• **Job**: In the data, extract each line that holds the string "code".
◇ ◇ ◇ ◇
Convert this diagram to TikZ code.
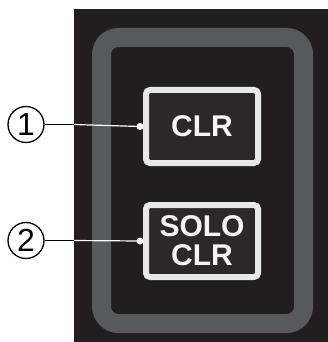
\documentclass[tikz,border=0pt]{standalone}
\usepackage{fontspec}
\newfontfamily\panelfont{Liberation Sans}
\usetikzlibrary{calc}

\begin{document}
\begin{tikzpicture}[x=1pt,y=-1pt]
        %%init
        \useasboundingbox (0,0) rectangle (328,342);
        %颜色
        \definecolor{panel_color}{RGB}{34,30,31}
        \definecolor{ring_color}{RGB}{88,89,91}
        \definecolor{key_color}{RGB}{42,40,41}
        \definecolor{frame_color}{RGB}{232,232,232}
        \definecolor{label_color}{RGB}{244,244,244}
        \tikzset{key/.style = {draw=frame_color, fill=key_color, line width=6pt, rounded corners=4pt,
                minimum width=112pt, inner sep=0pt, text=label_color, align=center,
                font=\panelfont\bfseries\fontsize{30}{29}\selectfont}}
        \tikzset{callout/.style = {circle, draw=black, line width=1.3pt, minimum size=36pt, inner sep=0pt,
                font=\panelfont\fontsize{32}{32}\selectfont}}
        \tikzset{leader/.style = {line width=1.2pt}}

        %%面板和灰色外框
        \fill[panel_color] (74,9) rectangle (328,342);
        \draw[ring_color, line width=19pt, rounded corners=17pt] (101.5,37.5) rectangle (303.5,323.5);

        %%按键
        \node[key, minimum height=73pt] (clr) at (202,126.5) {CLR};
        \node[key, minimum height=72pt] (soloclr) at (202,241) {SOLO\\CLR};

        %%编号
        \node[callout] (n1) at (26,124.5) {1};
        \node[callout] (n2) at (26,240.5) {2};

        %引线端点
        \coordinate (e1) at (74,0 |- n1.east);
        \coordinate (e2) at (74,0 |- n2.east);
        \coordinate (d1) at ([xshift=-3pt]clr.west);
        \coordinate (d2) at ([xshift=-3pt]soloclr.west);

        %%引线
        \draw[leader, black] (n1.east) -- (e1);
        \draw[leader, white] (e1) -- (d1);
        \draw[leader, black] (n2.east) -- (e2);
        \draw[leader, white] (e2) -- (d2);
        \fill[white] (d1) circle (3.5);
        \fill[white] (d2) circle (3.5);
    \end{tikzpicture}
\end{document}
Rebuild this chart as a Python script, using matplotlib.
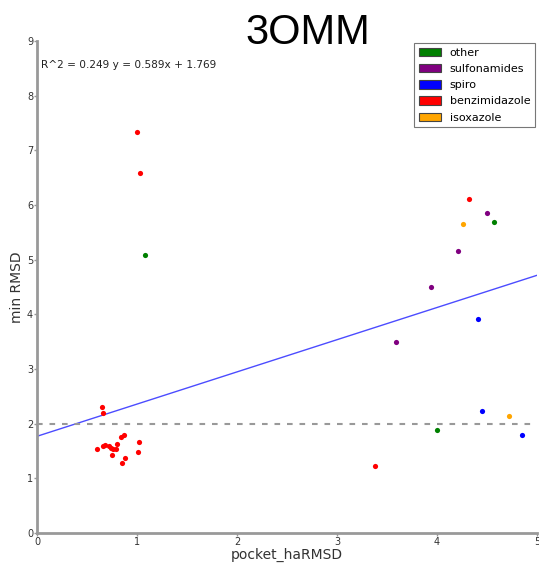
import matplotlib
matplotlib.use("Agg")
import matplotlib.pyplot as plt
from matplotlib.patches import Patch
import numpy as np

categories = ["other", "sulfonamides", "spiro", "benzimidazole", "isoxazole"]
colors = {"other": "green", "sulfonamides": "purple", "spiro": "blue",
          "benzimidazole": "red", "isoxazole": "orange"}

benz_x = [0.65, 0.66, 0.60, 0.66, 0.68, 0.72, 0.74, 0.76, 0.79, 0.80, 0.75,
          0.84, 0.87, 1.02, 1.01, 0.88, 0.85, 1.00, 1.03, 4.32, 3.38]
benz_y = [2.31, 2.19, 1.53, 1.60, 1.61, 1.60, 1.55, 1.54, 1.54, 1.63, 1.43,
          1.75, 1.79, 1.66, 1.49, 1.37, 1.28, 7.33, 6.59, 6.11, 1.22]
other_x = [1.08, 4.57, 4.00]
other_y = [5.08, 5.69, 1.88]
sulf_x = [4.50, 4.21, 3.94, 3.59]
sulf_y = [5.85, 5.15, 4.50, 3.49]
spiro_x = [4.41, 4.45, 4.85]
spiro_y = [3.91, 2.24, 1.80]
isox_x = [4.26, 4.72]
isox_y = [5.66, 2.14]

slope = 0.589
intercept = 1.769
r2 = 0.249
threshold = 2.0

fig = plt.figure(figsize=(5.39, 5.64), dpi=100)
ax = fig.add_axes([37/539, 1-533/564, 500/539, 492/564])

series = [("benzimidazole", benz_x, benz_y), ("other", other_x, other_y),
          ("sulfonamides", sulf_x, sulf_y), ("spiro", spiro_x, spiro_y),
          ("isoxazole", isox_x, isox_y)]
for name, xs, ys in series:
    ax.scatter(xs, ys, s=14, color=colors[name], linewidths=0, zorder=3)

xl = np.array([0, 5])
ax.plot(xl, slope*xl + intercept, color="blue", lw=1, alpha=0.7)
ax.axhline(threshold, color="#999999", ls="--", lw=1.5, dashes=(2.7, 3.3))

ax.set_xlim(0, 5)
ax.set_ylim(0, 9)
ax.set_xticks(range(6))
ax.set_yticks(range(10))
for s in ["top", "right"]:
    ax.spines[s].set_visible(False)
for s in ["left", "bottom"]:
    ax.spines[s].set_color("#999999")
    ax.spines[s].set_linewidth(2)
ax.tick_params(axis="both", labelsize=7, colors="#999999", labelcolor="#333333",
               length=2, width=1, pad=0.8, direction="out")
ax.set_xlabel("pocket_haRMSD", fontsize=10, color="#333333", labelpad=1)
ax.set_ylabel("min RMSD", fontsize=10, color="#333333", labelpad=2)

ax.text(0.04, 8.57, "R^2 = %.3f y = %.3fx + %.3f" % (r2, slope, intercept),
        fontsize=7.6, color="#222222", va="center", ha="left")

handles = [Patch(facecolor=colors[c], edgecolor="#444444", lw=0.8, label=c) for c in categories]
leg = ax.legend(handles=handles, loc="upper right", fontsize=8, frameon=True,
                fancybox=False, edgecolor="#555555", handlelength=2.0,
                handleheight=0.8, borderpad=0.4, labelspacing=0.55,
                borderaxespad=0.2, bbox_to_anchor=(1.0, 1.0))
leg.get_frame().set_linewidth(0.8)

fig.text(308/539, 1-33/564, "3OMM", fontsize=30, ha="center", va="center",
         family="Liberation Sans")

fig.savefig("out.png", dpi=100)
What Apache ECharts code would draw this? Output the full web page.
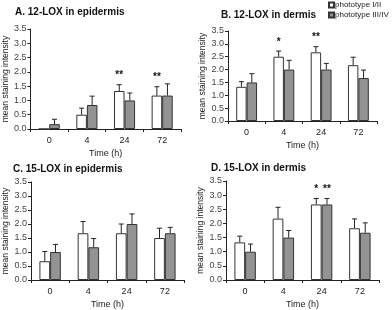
◇ ◇ ◇ ◇
• **Response to this exercise**:
Convert this diagram to TikZ code.
What Apache ECharts code would draw this? Output the full web page.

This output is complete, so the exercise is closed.